Additional Information and Where to Find It
This document may be deemed to be solicitation material in respect of the proposed business combination of Oracle and Siebel. In connection with the proposed transaction, a registration statement on Form S-4 will be filed by Oracle with the SEC. STOCKHOLDERS OF SIEBEL ARE ENCOURAGED TO READ THE REGISTRATION STATEMENT AND ANY OTHER RELEVANT DOCUMENTS FILED WITH THE SEC, INCLUDING THE PROXY STATEMENT THAT WILL BE PART OF THE REGISTRATION STATEMENT, BECAUSE THEY WILL CONTAIN IMPORTANT INFORMATION ABOUT THE PROPOSED BUSINESS COMBINATION. The final proxy statement/prospectus will be mailed to stockholders of Siebel.
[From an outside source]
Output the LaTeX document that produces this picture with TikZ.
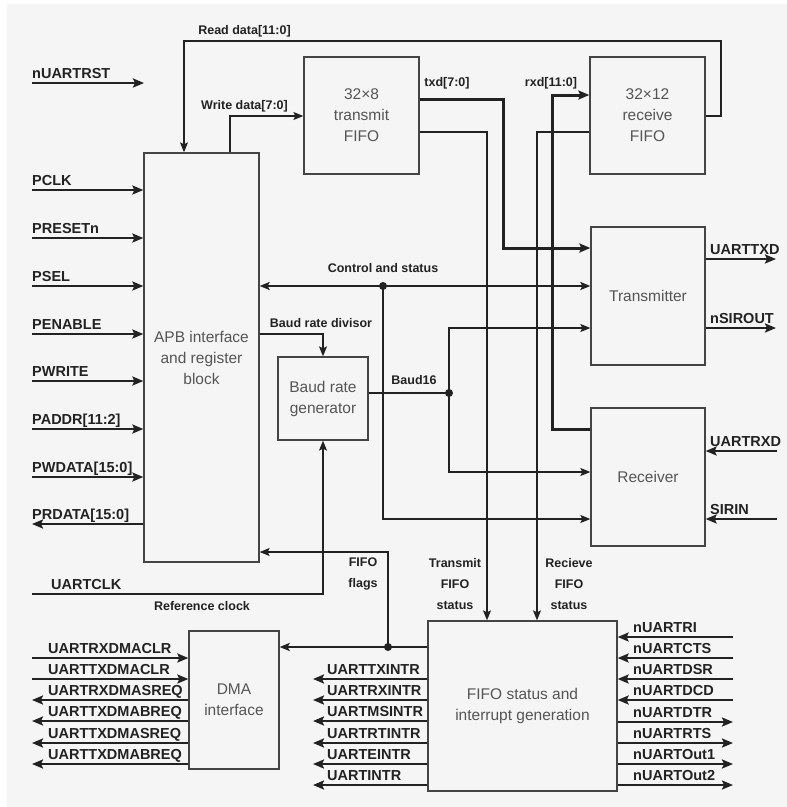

Investors and security holders will be able to obtain the documents free of charge at the SEC’s website, www.sec.gov, from Oracle Corporation, 500 Oracle Parkway, Redwood Shores, California 94065, Attention: Investor Relations, or from Siebel Systems, Inc., 2207 Bridgepointe Parkway, San Mateo, California 94404, Attention: Investor Relations.
Oracle, Siebel and their respective directors and executive officers and other members of management and employees may be deemed to participate in the solicitation of proxies in respect of the proposed transactions. Information regarding Oracle’s directors and executive officers is available in Oracle’s proxy statement for its 2005 annual meeting of shareholders, which was filed with the SEC on August 30, 2005, and information regarding Siebel’s directors and executive officers is available in Siebel’s proxy statement for its 2005 annual meeting of stockholders, which was filed with the SEC on April 29, 2005. Additional information regarding the interests of such potential participants will be included in the proxy statement/prospectus and the other relevant documents filed with the SEC when they become available.
Forward-Looking Statements
This document includes “forward-looking statements” within the meaning of the safe harbor provisions of the United States Private Securities Litigation Reform Act of 1995. Words such as “expect,” “estimate,” “project,” “budget,” “forecast,” “anticipate,” “intend,” “plan,” “may,” “will,” “could,” “should,” “believes,” “predicts,” “potential,” “continue,” and similar expressions are intended to identify such forward-looking statements. Forward-looking statements in this document include, without limitation, forecasts of market growth, future revenue, benefits of the proposed merger, expectations that the merger will be accretive to Siebel’s results, future expectations concerning available cash and cash equivalents, Siebel’s expectations with respect to future stock repurchases following the merger, including the timing and amount of such repurchases, and other matters that involve known and unknown risks, uncertainties and other factors that may cause actual results, levels of activity, performance or achievements to differ materially from results expressed or implied by this document. Such risk factors include, among others: difficulties encountered in integrating merged businesses; uncertainties as to the timing of the merger; approval of the transaction by the

 


 

stockholders of Siebel; the satisfaction of closing conditions to the transaction, including the receipt of regulatory approvals; whether certain market segments grow as anticipated; the competitive environment in the software industry and competitive responses to the proposed merger; and whether the companies can successfully develop new products and the degree to which these gain market acceptance. Actual results may differ materially from those contained in the forward-looking statements in this document. Additional information concerning these and other risk factors is contained in Siebel’s most recently filed Forms 10-K and 10-Q and Oracle’s most recently filed Form 10-K.
Siebel and Oracle undertake no obligation and do not intend to update these forward-looking statements to reflect events or circumstances occurring after the date of this document. You are cautioned not to place undue reliance on these forward-looking statements, which speak only as of the date of this document. All forward-looking statements are qualified in their entirety by this cautionary statement.